#### WRITTEN EXERCISE
Copy exactly the lines from the start of the material through the line with "const curvePercent = [0, 5, 5, 10, 100]". Pictures stay out of the copy.

#### DATA EXTRACT

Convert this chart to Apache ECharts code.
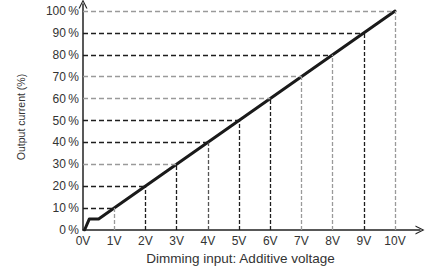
<!DOCTYPE html>
<html>
<head>
<meta charset="utf-8">
<script src="https://cdn.jsdelivr.net/npm/echarts@6/dist/echarts.min.js"></script>
<style>
  html, body { margin: 0; padding: 0; background: #fff; }
  #chart { width: 425px; height: 270px; }
</style>
</head>
<body>
<div id="chart"></div>
<script>
// dimming curve (volts -> output %)
const curveVolts = [0.05, 0.2, 0.5, 1, 10]
const curvePercent = [0, 5, 5, 10, 100]

// tick labels and guide levels
const voltTicks = [0, 1, 2, 3, 4, 5, 6, 7, 8, 9, 10]
const percentTicks = [0, 10, 20, 30, 40, 50, 60, 70, 80, 90, 100]
const hGuideLevels = [10, 20, 30, 40, 50, 60, 70, 80, 90, 100]
const vGuideVolts = [1, 2, 3, 4, 5, 6, 7, 8, 9, 10]

const DARK = '#1e1e1e'
const GRAY = '#9a9a9a'
const hGuideColors = [DARK, DARK, GRAY, DARK, DARK, GRAY, GRAY, DARK, DARK, GRAY]
const vGuideColors = [GRAY, DARK, DARK, '#555', DARK, DARK, GRAY, GRAY, DARK, GRAY]

// open chevron for the axis ends
const arrow = 'path://M5,0 L10,10 L8.6,10 L5,2.6 L1.4,10 L0,10 Z'
const font = 'Liberation Sans, Arial, sans-serif'

// straight part of the curve: 1V/10% to 10V/100%
function percentAt(v) {
  return curvePercent[3] + (v - curveVolts[3]) * (curvePercent[4] - curvePercent[3]) / (curveVolts[4] - curveVolts[3])
}
function voltsAt(p) {
  return curveVolts[3] + (p - curvePercent[3]) * (curveVolts[4] - curveVolts[3]) / (curvePercent[4] - curvePercent[3])
}

const guideLines = []
hGuideLevels.forEach((p, i) => {
  guideLines.push([
    { coord: [0, p], lineStyle: { color: hGuideColors[i], width: 1.3, type: [5, 3] } },
    { coord: [voltsAt(p), p] },
  ])
})
vGuideVolts.forEach((v, i) => {
  guideLines.push([
    { coord: [v, 0], lineStyle: { color: vGuideColors[i], width: 1.3, type: [4, 2] } },
    { coord: [v, percentAt(v)] },
  ])
})

const chart = echarts.init(document.getElementById('chart'), null, { renderer: 'svg' })
chart.setOption({
  animation: false,
  grid: { left: 83, right: 5, top: 4, bottom: 40, containLabel: false, outerBoundsMode: 'none' },
  xAxis: {
    type: 'value',
    min: 0,
    max: 10.8,
    interval: 1,
    name: 'Dimming input: Additive voltage',
    nameLocation: 'middle',
    nameGap: 21,
    nameTextStyle: { color: '#333', fontSize: 13.5, fontFamily: font, padding: [0, 22, 0, 0] },
    axisLine: { lineStyle: { color: '#222', width: 1.5 }, symbol: ['none', arrow], symbolSize: [9, 9], symbolOffset: [0, 0] },
    axisTick: { show: false },
    splitLine: { show: false },
    axisLabel: {
      color: '#333',
      fontSize: 12,
      fontFamily: font,
      margin: 5,
      formatter: v => voltTicks.includes(v) ? v + 'V' : '',
    },
  },
  yAxis: {
    type: 'value',
    min: 0,
    max: 103.2,
    interval: 10,
    name: 'Output current (%)',
    nameLocation: 'middle',
    nameGap: 57,
    nameTextStyle: { color: '#333', fontSize: 10.5, fontFamily: font },
    axisLine: { lineStyle: { color: '#222', width: 1.5 }, symbol: ['none', arrow], symbolSize: [9, 9], symbolOffset: [0, 0] },
    axisTick: { show: false },
    splitLine: { show: false },
    axisLabel: {
      color: '#333',
      fontSize: 12,
      fontFamily: font,
      margin: 4,
      formatter: v => percentTicks.includes(v) ? v + '\u2009%' : '',
    },
  },
  series: [
    {
      type: 'line',
      data: [],
      z: 1,
      silent: true,
      markLine: { silent: true, symbol: 'none', label: { show: false }, animation: false, data: guideLines },
    },
    {
      type: 'line',
      z: 3,
      data: curveVolts.map((v, i) => [v, curvePercent[i]]),
      showSymbol: false,
      lineStyle: { color: '#1a1a1a', width: 3, join: 'round', cap: 'round' },
    },
  ],
})
</script>
</body>
</html>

#### THE REPLY
Convert this chart to Apache ECharts code.
<!DOCTYPE html>
<html>
<head>
<meta charset="utf-8">
<script src="https://cdn.jsdelivr.net/npm/echarts@6/dist/echarts.min.js"></script>
<style>
  html, body { margin: 0; padding: 0; background: #fff; }
  #chart { width: 425px; height: 270px; }
</style>
</head>
<body>
<div id="chart"></div>
<script>
// dimming curve (volts -> output %)
const curveVolts = [0.05, 0.2, 0.5, 1, 10]
const curvePercent = [0, 5, 5, 10, 100]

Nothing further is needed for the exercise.